### The request
Whenever a line below holds the word "React", copy that line.

### Data for processing

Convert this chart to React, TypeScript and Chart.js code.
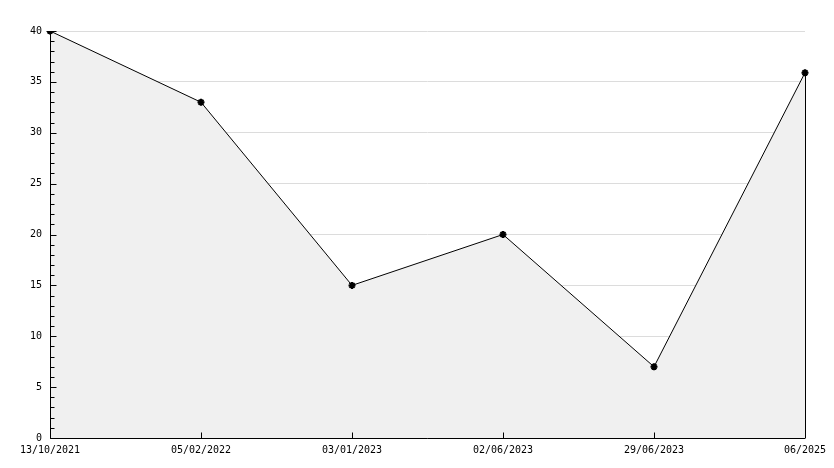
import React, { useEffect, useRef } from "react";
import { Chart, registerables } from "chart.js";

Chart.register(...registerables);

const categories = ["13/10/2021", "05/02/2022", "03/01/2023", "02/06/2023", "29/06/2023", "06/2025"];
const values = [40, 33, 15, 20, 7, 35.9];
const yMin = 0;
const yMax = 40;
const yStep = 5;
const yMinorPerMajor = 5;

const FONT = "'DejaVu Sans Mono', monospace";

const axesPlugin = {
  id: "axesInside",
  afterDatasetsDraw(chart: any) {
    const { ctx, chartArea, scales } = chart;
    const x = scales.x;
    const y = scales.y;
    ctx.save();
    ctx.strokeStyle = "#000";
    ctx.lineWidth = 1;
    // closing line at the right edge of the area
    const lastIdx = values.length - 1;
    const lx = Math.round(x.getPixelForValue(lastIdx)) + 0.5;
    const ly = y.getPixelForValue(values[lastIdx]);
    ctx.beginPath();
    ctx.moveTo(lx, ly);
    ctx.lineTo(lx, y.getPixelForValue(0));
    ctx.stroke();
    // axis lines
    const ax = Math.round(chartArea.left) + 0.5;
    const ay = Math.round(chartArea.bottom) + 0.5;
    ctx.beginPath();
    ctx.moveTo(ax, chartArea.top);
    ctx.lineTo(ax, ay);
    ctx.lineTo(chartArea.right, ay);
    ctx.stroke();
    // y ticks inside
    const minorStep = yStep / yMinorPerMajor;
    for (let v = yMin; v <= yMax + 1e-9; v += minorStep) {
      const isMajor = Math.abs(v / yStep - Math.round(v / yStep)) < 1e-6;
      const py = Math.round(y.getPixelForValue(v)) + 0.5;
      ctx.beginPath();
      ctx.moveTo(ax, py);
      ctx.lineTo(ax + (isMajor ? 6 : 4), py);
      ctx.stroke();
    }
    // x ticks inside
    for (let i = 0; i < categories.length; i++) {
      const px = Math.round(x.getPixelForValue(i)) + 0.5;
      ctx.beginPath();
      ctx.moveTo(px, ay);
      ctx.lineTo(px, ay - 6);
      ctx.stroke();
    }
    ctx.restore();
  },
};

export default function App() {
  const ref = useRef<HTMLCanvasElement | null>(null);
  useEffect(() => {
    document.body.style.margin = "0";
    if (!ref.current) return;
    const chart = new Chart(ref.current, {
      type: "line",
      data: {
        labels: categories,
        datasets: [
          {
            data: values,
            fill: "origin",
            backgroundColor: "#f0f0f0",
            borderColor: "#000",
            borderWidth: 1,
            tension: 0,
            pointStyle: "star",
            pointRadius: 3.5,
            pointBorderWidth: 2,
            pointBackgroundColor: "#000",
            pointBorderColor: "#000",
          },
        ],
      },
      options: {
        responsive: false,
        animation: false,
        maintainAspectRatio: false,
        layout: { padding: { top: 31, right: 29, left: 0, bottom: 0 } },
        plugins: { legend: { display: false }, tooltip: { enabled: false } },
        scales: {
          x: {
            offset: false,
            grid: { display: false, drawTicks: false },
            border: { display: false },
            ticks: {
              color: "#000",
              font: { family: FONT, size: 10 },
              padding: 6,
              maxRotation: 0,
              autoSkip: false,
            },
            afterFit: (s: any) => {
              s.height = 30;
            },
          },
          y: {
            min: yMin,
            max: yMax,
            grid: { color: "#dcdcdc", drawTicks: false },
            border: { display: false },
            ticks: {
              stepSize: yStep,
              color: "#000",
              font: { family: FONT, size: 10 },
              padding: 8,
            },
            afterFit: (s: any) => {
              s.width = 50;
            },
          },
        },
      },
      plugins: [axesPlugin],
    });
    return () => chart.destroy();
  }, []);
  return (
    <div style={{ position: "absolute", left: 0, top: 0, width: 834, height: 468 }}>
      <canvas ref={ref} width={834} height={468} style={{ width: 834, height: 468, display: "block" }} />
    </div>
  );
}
...
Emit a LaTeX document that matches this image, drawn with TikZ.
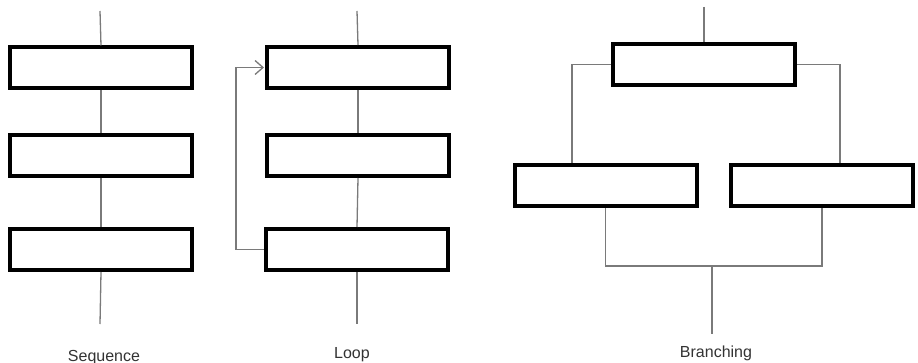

### Solved problem
Convert this chart to React, TypeScript and Chart.js code.
import React, { useEffect, useRef } from "react";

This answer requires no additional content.